The Soviet ambassador to Britain, Mikhail Smyrnovsky, conferred in London for 30 minutes today with Foreign Secretary Michael Stewart. Valerian Zorin, the Russian envoy to France, met for nearly an hour with President Charles de Gaulle. Yuri N. Cherniakov, the Soviet Charges D’Affaires in Washington, met with Undersecretary of State Eugene Rostow for a further discussion of Soviet proposals for a Middle East settlement. Cherniakov on Dec. 19 submitted to the State Department a memorandum on Soviet peace proposals but the United States is still pondering a reply.

After the Smyrnovsky-Stewart meeting, British Government sources insisted that there was no basis for reports that the Soviets had asked for a Four Power Conference on the Middle East. The sources said the Soviets had never made such a proposal but they admitted that representatives of the United States, the Soviet Union, Britain and France had been in contact in New York recently but they insisted also that the discussions there concerned only “ad hoc” issues of the Mideast conflict.

Sources in Paris said Zorin had presented to Gen. de Gaulle a Soviet proposal in support of the French plan for a Four Power conference. The Soviet envoy said after the meeting that The position of the USSR is now nearly identical with that of the French.” French sources said that preliminary talks for such a conference could begin within a few days with the participation of the Johnson Administration and added that they understood that sources close to Richard M. Nixon believed that the President-elect was willing to continue soon talks-after Jan, 20 and to accept commitments made before the change over in Washington, if the talks did get underway.

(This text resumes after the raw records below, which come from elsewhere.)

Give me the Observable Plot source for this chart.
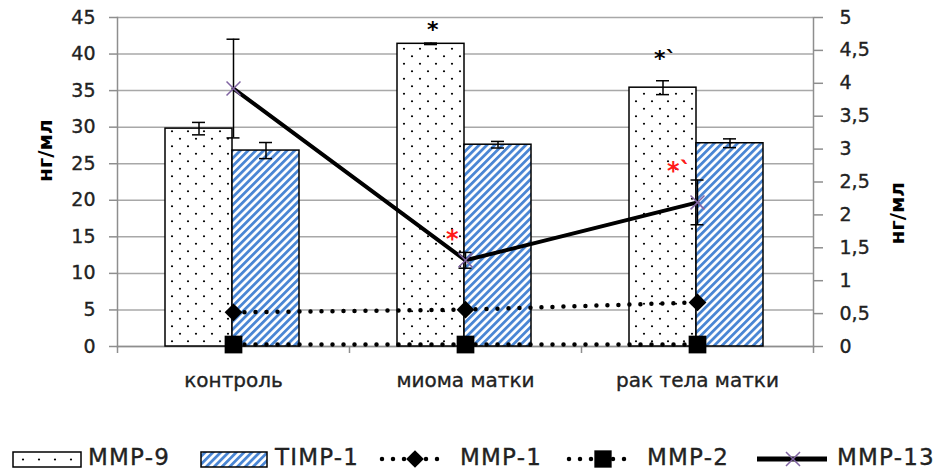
<!DOCTYPE html>
<html><head><meta charset="utf-8">
<script src="https://cdn.jsdelivr.net/npm/d3@7"></script>
<script src="https://cdn.jsdelivr.net/npm/@observablehq/plot@0.6"></script>
<style>
body{margin:0;background:#fff;}
#chart{width:940px;height:469px;overflow:hidden;}
#chart g[aria-label*="tick label"], #chart .legtext{stroke:#222;stroke-width:0.35px;}
</style></head><body><div id="chart"></div>
<script>
// ---- data ----
const categories = ["контроль", "миома матки", "рак тела матки"];
const mmp9 = [29.8, 41.4, 35.4];
const mmp9Err = [0.85, 0.1, 0.95];
const timp1 = [26.8, 27.6, 27.8];
const timp1Err = [1.1, 0.45, 0.6];
const mmp1 = [0.52, 0.56, 0.67];      // right axis units
const mmp2 = [0.03, 0.03, 0.03];      // right axis units
const mmp13 = [3.92, 1.31, 2.19];     // right axis units
const mmp13Err = [0.75, 0.12, 0.34];
const leftTicks = [0, 5, 10, 15, 20, 25, 30, 35, 40, 45];
const rightTicks = [0, 0.5, 1, 1.5, 2, 2.5, 3, 3.5, 4, 4.5, 5];
const axisLabel = "нг/мл";
const seriesNames = ["MMP-9", "TIMP-1", "MMP-1", "MMP-2", "MMP-13"];
// significance marks (left-axis units)
const blackStars = [{cat: "миома матки", label: "*", y: 43.3}, {cat: "рак тела матки", label: "*`", y: 39.3}];
const redStars = [{cat: "миома матки", label: "*", y: 14.6}, {cat: "рак тела матки", label: "*`", y: 24.0}];

// ---- layout ----
const W = 940, H = 430, mL = 117, mR = 127, mT = 17, mB = 84;
const bw = (W - mL - mR) / categories.length;
const ratio = leftTicks[leftTicks.length - 1] / rightTicks[rightTicks.length - 1];
const rows = categories.map((c, i) => ({
  cat: c, mmp9: mmp9[i], mmp9e: mmp9Err[i], timp1: timp1[i], timp1e: timp1Err[i],
  mmp1: mmp1[i] * ratio, mmp2: mmp2[i] * ratio, mmp13: mmp13[i] * ratio, mmp13e: mmp13Err[i] * ratio
}));
const grey = "#8e8e8e";
const txt = "#222";
const purple = "#8064a2";
const fmtR = v => String(+(v / ratio).toFixed(2)).replace(".", ",");

const plot = Plot.plot({
  width: W, height: H, marginLeft: mL, marginRight: mR, marginTop: mT, marginBottom: mB,
  style: {fontFamily: "DejaVu Sans", background: "#fff", overflow: "visible"},
  x: {type: "band", domain: categories, padding: 0},
  y: {domain: [0, 45]},
  marks: [
    Plot.ruleY(leftTicks, {stroke: "#a8a8a8", strokeWidth: 1.5}),
    Plot.frame({anchor: "left", stroke: grey, strokeWidth: 1.5}),
    Plot.frame({anchor: "right", stroke: grey, strokeWidth: 1.5}),
    Plot.frame({anchor: "bottom", stroke: grey, strokeWidth: 1.5}),
    Plot.ruleX(categories, {x: d => d, y1: () => 0, y2: () => 0, insetBottom: -7, dx: -bw / 2, stroke: grey, strokeWidth: 1.5}),
    Plot.ruleX(categories.slice(-1), {x: d => d, y1: () => 0, y2: () => 0, insetBottom: -7, dx: bw / 2, stroke: grey, strokeWidth: 1.5}),
    Plot.axisY(leftTicks, {anchor: "left", tickSize: 8, tickPadding: 14, fontSize: 19, stroke: grey, strokeWidth: 1.5, fill: txt, label: null}),
    Plot.axisY(rightTicks.map(v => v * ratio), {anchor: "right", tickSize: 9, tickPadding: 17, fontSize: 19, stroke: grey, strokeWidth: 1.5, fill: txt, tickFormat: fmtR, label: null}),
    Plot.axisX({anchor: "bottom", tickSize: 0, tickPadding: 26, fontSize: 20, fill: txt, label: null}),
    Plot.text([axisLabel], {text: d => d, frameAnchor: "left", dx: -72, rotate: -90, fontSize: 20, fontWeight: "bold", fill: "#000"}),
    Plot.text([axisLabel], {text: d => d, frameAnchor: "right", dx: 84, rotate: -90, fontSize: 20, fontWeight: "bold", fill: "#000"}),
    // bars
    Plot.barY(rows, {x: "cat", y: "mmp9", fill: "url(#dots)", stroke: "#000", strokeWidth: 1.5, insetLeft: 48, insetRight: 117}),
    Plot.barY(rows, {x: "cat", y: "timp1", fill: "url(#hatch)", stroke: "#000", strokeWidth: 1.5, insetLeft: 115, insetRight: 50}),
    // bar error bars
    Plot.ruleX(rows, {x: "cat", y1: d => d.mmp9 - d.mmp9e, y2: d => d.mmp9 + d.mmp9e, dx: -34.5, stroke: "#000", strokeWidth: 1.5}),
    Plot.tickY(rows, {x: "cat", y: d => d.mmp9 + d.mmp9e, insetLeft: 75, insetRight: 144, stroke: "#000", strokeWidth: 1.5}),
    Plot.tickY(rows, {x: "cat", y: d => d.mmp9 - d.mmp9e, insetLeft: 75, insetRight: 144, stroke: "#000", strokeWidth: 1.5}),
    Plot.ruleX(rows, {x: "cat", y1: d => d.timp1 - d.timp1e, y2: d => d.timp1 + d.timp1e, dx: 32.5, stroke: "#000", strokeWidth: 1.5}),
    Plot.tickY(rows, {x: "cat", y: d => d.timp1 + d.timp1e, insetLeft: 142, insetRight: 77, stroke: "#000", strokeWidth: 1.5}),
    Plot.tickY(rows, {x: "cat", y: d => d.timp1 - d.timp1e, insetLeft: 142, insetRight: 77, stroke: "#000", strokeWidth: 1.5}),
    // dotted lines
    Plot.line(rows, {x: "cat", y: "mmp2", stroke: "#000", strokeWidth: 4.5, strokeDasharray: "0 11", strokeLinecap: "round"}),
    Plot.line(rows, {x: "cat", y: "mmp1", stroke: "#000", strokeWidth: 4.5, strokeDasharray: "0 11", strokeLinecap: "round"}),
    Plot.dot(rows, {x: "cat", y: "mmp2", symbol: "square", r: 10, fill: "#000"}),
    Plot.dot(rows, {x: "cat", y: "mmp1", symbol: "diamond2", r: 8, fill: "#000"}),
    // MMP-13
    Plot.line(rows, {x: "cat", y: "mmp13", stroke: "#000", strokeWidth: 4}),
    Plot.ruleX(rows, {x: "cat", y1: d => d.mmp13 - d.mmp13e, y2: d => d.mmp13 + d.mmp13e, stroke: "#000", strokeWidth: 1.5}),
    Plot.tickY(rows, {x: "cat", y: d => d.mmp13 + d.mmp13e, insetLeft: bw / 2 - 6.5, insetRight: bw / 2 - 6.5, stroke: "#000", strokeWidth: 1.5}),
    Plot.tickY(rows, {x: "cat", y: d => d.mmp13 - d.mmp13e, insetLeft: bw / 2 - 6.5, insetRight: bw / 2 - 6.5, stroke: "#000", strokeWidth: 1.5}),
    Plot.dot(rows, {x: "cat", y: "mmp13", symbol: "times", r: 6.4, stroke: purple, strokeWidth: 1.5}),
    // stars
    Plot.text([blackStars[0]], {x: "cat", y: "y", text: "label", textAnchor: "start", dx: -38.5, fontSize: 22, fontWeight: "bold", fill: "#000"}),
    Plot.text([blackStars[1]], {x: "cat", y: "y", text: "label", textAnchor: "start", dx: -43.5, fontSize: 22, fontWeight: "bold", fill: "#000"}),
    Plot.text([redStars[0]], {x: "cat", y: "y", text: "label", textAnchor: "start", dx: -19.5, fontSize: 24, fontWeight: "bold", fill: "#ff1a1a"}),
    Plot.text([redStars[1]], {x: "cat", y: "y", text: "label", textAnchor: "start", dx: -30.5, fontSize: 24, fontWeight: "bold", fill: "#ff1a1a"})
  ]
});

function addPatterns(svgSel, prefix) {
  const defs = svgSel.insert("defs", ":first-child");
  const p1 = defs.append("pattern").attr("id", prefix + "dots").attr("patternUnits", "userSpaceOnUse")
    .attr("width", 16).attr("height", 15);
  p1.append("rect").attr("width", 16).attr("height", 15).attr("fill", "#fff");
  p1.append("circle").attr("cx", 4).attr("cy", 3.75).attr("r", 1.1).attr("fill", "#000");
  p1.append("circle").attr("cx", 12).attr("cy", 11.25).attr("r", 1.1).attr("fill", "#000");
  const p2 = defs.append("pattern").attr("id", prefix + "hatch").attr("patternUnits", "userSpaceOnUse")
    .attr("width", 5.5).attr("height", 5.5).attr("patternTransform", "rotate(45)");
  p2.append("rect").attr("width", 5.5).attr("height", 5.5).attr("fill", "#fff");
  p2.append("rect").attr("width", 2.8).attr("height", 5.5).attr("fill", "#4a86d4");
}
addPatterns(d3.select(plot), "");
document.getElementById("chart").appendChild(plot);

// ---- legend ----
const lg = d3.select("#chart").append("svg").attr("width", W).attr("height", 469 - H)
  .style("display", "block").style("font-family", "DejaVu Sans");
const ldefs = lg.append("defs");
const lp = ldefs.append("pattern").attr("id", "ldots").attr("patternUnits", "userSpaceOnUse")
  .attr("x", 13).attr("y", 22).attr("width", 16).attr("height", 15);
lp.append("rect").attr("width", 16).attr("height", 15).attr("fill", "#fff");
lp.append("circle").attr("cx", 10).attr("cy", 7.5).attr("r", 1.1).attr("fill", "#000");
addPatterns(lg, "l2");
const ly = 29, base = 35;
lg.append("rect").attr("x", 13).attr("y", 22).attr("width", 68).attr("height", 15)
  .attr("fill", "url(#ldots)").attr("stroke", "#000").attr("stroke-width", 1.5);
lg.append("rect").attr("x", 201).attr("y", 22).attr("width", 66).attr("height", 15)
  .attr("fill", "url(#l2hatch)").attr("stroke", "#000").attr("stroke-width", 1.5);
lg.append("line").attr("x1", 382).attr("x2", 447).attr("y1", ly).attr("y2", ly)
  .attr("stroke", "#000").attr("stroke-width", 4.5).attr("stroke-dasharray", "0 11").attr("stroke-linecap", "round");
lg.append("path").attr("d", d3.symbol(d3.symbolDiamond2, 200)()).attr("transform", `translate(415,${ly})`).attr("fill", "#000");
lg.append("line").attr("x1", 569).attr("x2", 634).attr("y1", ly).attr("y2", ly)
  .attr("stroke", "#000").attr("stroke-width", 4.5).attr("stroke-dasharray", "0 11").attr("stroke-linecap", "round");
lg.append("path").attr("d", d3.symbol(d3.symbolSquare, 300)()).attr("transform", `translate(603,${ly})`).attr("fill", "#000");
lg.append("line").attr("x1", 757).attr("x2", 827).attr("y1", ly).attr("y2", ly)
  .attr("stroke", "#000").attr("stroke-width", 5);
lg.append("path").attr("d", d3.symbol(d3.symbolTimes, 130)()).attr("transform", `translate(793,${ly})`)
  .attr("fill", "none").attr("stroke", purple).attr("stroke-width", 1.5);
const textX = [88, 275, 460, 647, 837];
seriesNames.forEach((s, i) => {
  lg.append("text").attr("class", "legtext").attr("x", textX[i]).attr("y", base).attr("font-size", 23).attr("letter-spacing", 1.2)
    .attr("fill", txt).text(s);
});
</script></body></html>
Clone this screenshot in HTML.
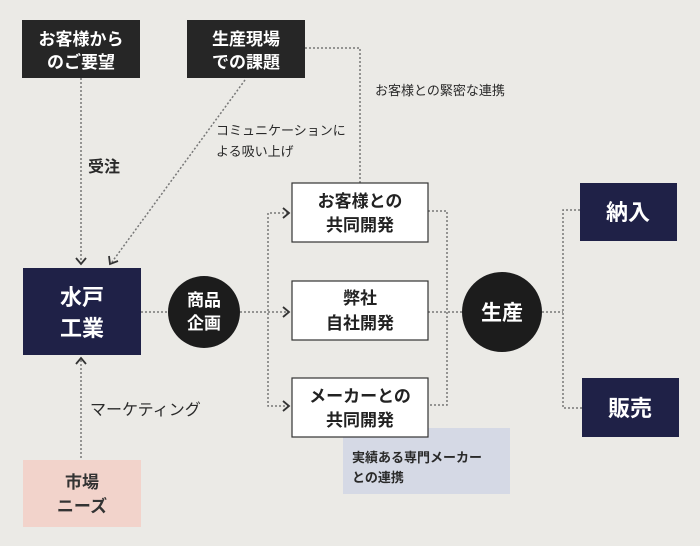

Israeli circles in Paris reportedly were bitter over Gen. de Gaulle’s surprise denunciation, at his New Year reception to the diplomatic corps in Paris, of Israel’s raid last Saturday night on the Beirut Airport. The Israelis emphasized that in none of his recent speeches has the French President made any reference to the possibility of associating Israel, Jordan and Egypt with the proposed Four Power talks, as French Foreign Minister Michel Debre had done in proposing such talks on the Middle East.

Despite the general Western denials, reports persisted that the Soviets wanted four-power agreement on an imposed settlement to end the danger of a possible new war in the Middle East. British sources said Britain remained committed to the peace-seeking mission of Dr. Gunnar V. Jarring under a United Nations Security Council resolution of Nov. 22, 1967. It was generally believed that the Soviet plan calls for Israeli withdrawal from the occupied Arab territories as the first step in implementing the Council resolution. Israel has made it plain it will not accept such an approve.

The Pope made his suggestion in an interview published today in the Turin newspaper, La Stampa, in which he said, in reference to the Beirut raid that “we passed a really dark day” and that peace in the Middle East could be born “only from generosity, from the general will to interrupt the chain of violence, perhaps from the agreed intervention of the Great Powers.”